[START Material provided]
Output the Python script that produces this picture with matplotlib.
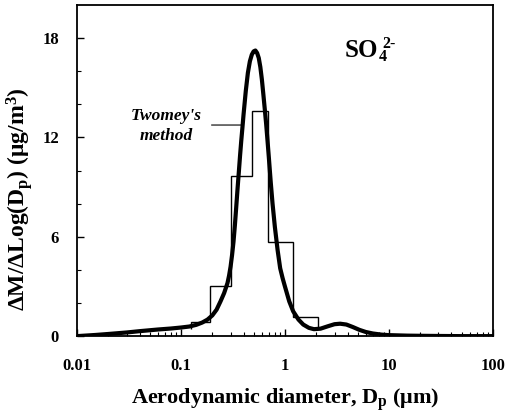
[END Material provided]
[START Material provided]
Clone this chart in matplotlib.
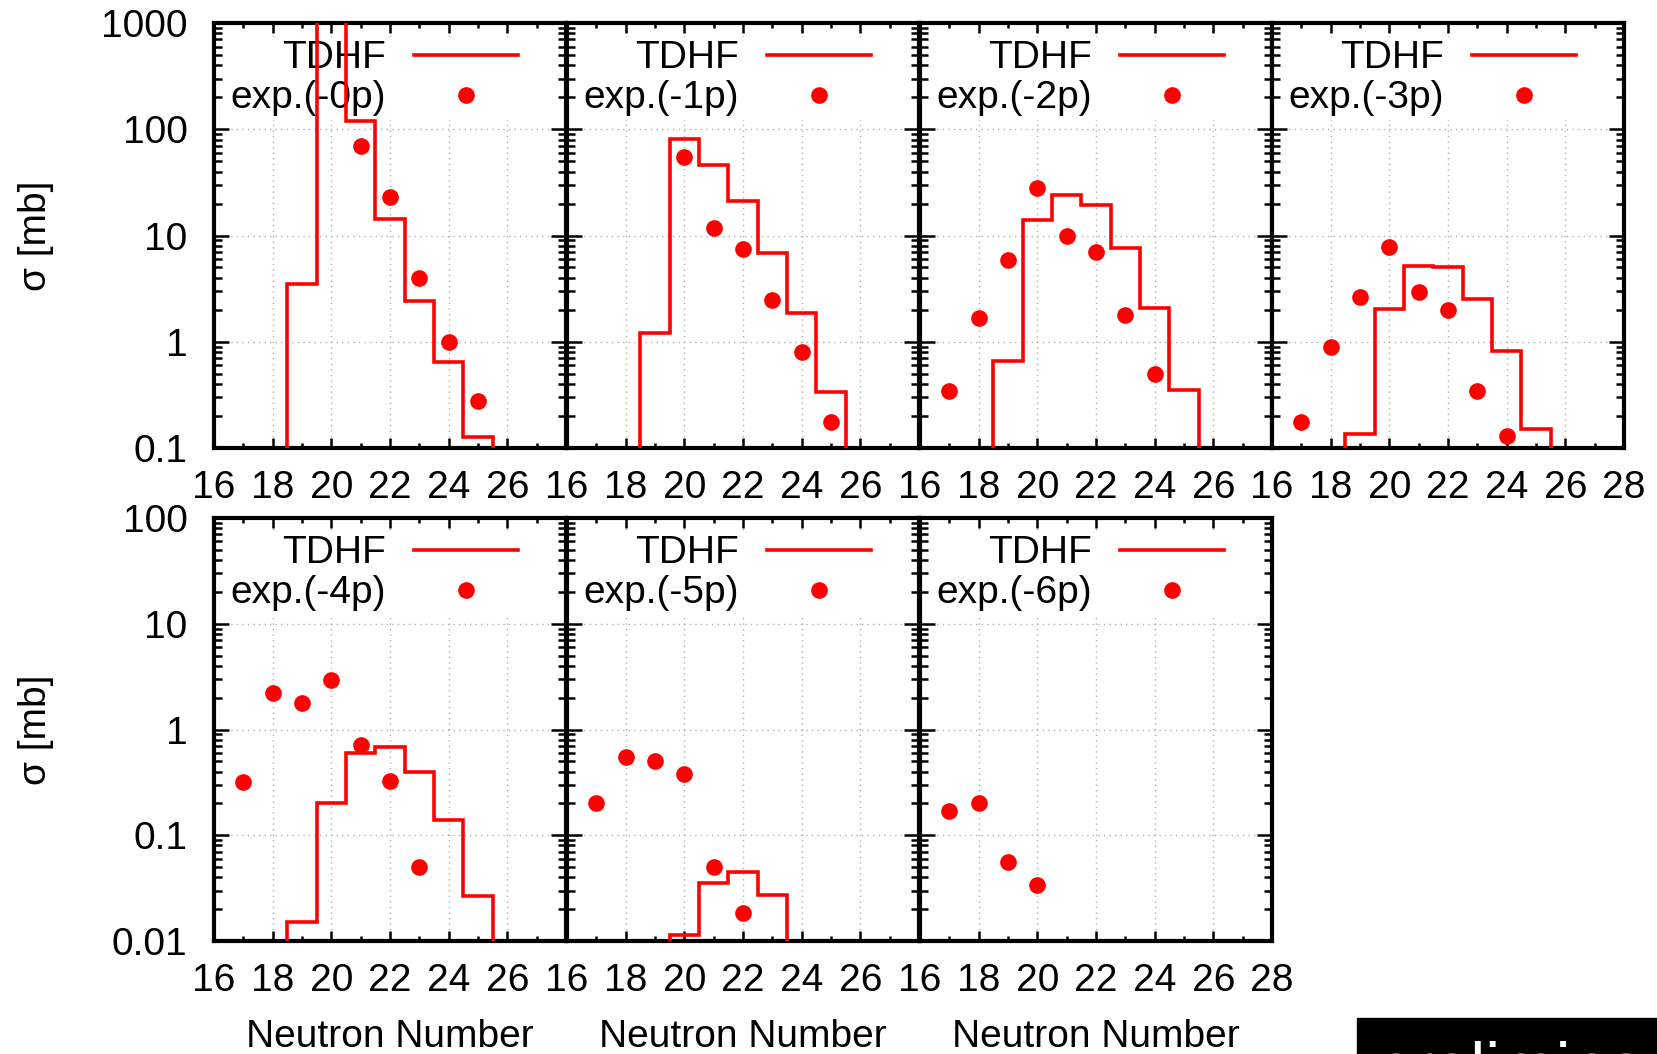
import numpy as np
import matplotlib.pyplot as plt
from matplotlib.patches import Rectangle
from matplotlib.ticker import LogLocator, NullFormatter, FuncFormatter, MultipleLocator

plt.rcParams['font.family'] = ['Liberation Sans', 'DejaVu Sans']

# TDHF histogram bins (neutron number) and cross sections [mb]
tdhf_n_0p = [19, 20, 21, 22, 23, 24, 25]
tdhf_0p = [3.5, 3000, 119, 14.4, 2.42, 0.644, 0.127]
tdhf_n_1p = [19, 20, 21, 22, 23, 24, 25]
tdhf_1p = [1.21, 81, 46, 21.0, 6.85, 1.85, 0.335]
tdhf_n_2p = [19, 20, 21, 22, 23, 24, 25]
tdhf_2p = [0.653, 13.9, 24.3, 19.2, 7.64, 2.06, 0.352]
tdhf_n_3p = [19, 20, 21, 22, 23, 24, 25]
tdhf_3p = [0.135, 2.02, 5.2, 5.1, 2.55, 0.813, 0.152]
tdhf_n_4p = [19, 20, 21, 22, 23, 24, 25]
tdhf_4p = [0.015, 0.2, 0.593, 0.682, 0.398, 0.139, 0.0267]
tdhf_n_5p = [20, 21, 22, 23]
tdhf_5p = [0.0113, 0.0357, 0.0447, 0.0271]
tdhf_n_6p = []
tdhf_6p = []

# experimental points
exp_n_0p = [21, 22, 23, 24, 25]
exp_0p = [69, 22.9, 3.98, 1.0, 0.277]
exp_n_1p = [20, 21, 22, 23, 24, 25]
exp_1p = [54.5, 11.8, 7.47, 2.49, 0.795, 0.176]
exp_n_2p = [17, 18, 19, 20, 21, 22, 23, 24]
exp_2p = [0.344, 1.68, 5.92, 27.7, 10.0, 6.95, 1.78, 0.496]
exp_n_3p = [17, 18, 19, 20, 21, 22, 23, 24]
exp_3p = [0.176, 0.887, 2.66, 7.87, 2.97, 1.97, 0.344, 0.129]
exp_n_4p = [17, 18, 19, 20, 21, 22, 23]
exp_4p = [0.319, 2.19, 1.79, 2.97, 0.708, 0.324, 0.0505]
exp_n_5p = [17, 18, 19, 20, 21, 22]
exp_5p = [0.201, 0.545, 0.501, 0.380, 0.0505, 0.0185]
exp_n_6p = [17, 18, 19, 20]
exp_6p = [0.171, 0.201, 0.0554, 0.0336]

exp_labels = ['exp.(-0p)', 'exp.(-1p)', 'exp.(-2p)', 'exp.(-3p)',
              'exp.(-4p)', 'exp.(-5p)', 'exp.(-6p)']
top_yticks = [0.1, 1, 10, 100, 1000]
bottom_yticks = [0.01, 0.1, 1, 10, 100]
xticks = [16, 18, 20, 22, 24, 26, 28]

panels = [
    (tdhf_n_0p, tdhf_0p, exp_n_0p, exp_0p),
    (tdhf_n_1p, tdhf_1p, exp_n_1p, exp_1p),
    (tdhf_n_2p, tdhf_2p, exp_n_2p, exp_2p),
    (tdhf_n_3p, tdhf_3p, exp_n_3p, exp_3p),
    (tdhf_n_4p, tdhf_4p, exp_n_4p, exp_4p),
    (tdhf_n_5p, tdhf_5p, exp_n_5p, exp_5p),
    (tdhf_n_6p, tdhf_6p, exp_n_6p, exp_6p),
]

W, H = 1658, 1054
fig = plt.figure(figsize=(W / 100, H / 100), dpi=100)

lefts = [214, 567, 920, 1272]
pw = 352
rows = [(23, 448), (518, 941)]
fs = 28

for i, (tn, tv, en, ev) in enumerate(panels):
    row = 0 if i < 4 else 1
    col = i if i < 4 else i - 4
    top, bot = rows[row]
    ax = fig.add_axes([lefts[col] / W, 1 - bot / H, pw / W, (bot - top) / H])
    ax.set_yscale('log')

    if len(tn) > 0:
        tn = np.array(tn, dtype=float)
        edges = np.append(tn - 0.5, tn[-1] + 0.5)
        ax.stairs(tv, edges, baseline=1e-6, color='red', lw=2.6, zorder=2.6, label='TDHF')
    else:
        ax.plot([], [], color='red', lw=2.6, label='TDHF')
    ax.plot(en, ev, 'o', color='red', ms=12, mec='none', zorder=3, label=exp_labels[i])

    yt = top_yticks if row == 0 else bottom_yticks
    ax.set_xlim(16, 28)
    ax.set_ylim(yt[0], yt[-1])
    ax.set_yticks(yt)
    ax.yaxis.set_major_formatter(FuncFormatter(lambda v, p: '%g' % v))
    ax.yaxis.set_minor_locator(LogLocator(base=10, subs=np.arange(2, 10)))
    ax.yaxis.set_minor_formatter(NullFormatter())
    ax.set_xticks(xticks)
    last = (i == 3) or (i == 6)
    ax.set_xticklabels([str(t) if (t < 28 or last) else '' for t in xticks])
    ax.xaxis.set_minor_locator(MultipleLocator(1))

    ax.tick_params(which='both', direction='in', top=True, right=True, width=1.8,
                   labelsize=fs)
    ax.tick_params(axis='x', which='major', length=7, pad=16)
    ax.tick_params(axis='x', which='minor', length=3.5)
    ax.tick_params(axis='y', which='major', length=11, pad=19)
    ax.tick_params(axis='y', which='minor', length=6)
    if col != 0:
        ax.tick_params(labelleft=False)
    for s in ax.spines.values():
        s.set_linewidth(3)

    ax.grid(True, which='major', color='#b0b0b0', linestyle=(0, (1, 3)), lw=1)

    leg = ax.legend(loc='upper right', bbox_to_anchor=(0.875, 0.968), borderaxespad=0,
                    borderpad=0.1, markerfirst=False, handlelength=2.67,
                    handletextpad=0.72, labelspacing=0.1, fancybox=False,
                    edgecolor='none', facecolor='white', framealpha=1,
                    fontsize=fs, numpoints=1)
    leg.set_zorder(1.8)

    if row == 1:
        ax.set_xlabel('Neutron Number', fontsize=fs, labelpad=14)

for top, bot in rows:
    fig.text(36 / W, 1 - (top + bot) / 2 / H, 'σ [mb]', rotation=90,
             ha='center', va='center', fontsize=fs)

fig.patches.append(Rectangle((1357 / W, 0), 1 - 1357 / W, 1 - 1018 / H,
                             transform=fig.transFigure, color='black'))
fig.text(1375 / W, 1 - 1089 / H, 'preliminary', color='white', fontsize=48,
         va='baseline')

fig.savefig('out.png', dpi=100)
[END Material provided]
[START Material provided]
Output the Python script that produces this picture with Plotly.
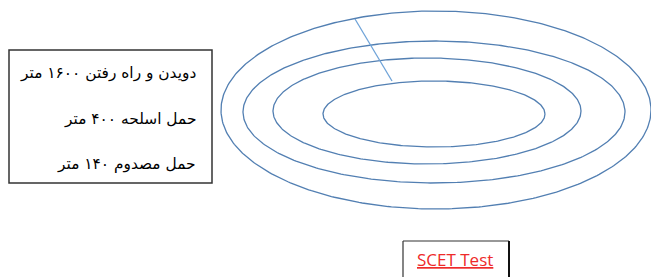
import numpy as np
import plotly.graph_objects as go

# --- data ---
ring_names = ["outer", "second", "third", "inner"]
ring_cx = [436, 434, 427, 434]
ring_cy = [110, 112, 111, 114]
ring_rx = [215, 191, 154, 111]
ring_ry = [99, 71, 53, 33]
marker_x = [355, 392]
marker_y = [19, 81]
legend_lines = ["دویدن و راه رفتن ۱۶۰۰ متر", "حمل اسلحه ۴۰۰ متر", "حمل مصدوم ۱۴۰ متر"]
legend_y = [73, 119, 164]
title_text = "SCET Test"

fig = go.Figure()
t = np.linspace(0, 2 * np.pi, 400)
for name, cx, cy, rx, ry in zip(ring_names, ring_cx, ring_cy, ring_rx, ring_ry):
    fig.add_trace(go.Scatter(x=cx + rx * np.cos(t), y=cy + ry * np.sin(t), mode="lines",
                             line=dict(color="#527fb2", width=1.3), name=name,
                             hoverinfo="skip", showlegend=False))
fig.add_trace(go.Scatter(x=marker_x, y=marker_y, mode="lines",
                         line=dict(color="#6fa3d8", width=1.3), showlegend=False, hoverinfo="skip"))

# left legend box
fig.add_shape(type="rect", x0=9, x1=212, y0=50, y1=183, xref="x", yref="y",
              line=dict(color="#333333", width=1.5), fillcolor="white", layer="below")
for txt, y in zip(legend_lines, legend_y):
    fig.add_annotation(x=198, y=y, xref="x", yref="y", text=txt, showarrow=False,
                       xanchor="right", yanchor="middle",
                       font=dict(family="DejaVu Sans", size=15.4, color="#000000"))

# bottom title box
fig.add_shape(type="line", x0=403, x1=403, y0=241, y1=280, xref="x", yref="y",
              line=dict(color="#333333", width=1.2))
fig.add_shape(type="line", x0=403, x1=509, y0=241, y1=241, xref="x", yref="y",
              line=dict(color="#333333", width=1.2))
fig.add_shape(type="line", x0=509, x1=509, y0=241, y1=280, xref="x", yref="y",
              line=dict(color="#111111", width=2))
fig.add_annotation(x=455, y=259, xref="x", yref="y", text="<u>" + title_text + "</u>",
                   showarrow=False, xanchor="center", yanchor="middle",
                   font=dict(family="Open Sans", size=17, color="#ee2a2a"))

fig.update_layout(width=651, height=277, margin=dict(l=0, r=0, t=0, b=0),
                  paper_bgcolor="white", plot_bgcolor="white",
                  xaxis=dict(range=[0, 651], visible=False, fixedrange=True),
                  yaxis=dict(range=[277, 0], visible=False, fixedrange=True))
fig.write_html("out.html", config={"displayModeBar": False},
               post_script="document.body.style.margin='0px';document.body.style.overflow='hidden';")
[END Material provided]
Give only the lines from the one with "Clone this chart in matplotlib." to the one with "tdhf_6p = []", both included, again and exactly; leave the images out.

Clone this chart in matplotlib.
import numpy as np
import matplotlib.pyplot as plt
from matplotlib.patches import Rectangle
from matplotlib.ticker import LogLocator, NullFormatter, FuncFormatter, MultipleLocator

plt.rcParams['font.family'] = ['Liberation Sans', 'DejaVu Sans']

# TDHF histogram bins (neutron number) and cross sections [mb]
tdhf_n_0p = [19, 20, 21, 22, 23, 24, 25]
tdhf_0p = [3.5, 3000, 119, 14.4, 2.42, 0.644, 0.127]
tdhf_n_1p = [19, 20, 21, 22, 23, 24, 25]
tdhf_1p = [1.21, 81, 46, 21.0, 6.85, 1.85, 0.335]
tdhf_n_2p = [19, 20, 21, 22, 23, 24, 25]
tdhf_2p = [0.653, 13.9, 24.3, 19.2, 7.64, 2.06, 0.352]
tdhf_n_3p = [19, 20, 21, 22, 23, 24, 25]
tdhf_3p = [0.135, 2.02, 5.2, 5.1, 2.55, 0.813, 0.152]
tdhf_n_4p = [19, 20, 21, 22, 23, 24, 25]
tdhf_4p = [0.015, 0.2, 0.593, 0.682, 0.398, 0.139, 0.0267]
tdhf_n_5p = [20, 21, 22, 23]
tdhf_5p = [0.0113, 0.0357, 0.0447, 0.0271]
tdhf_n_6p = []
tdhf_6p = []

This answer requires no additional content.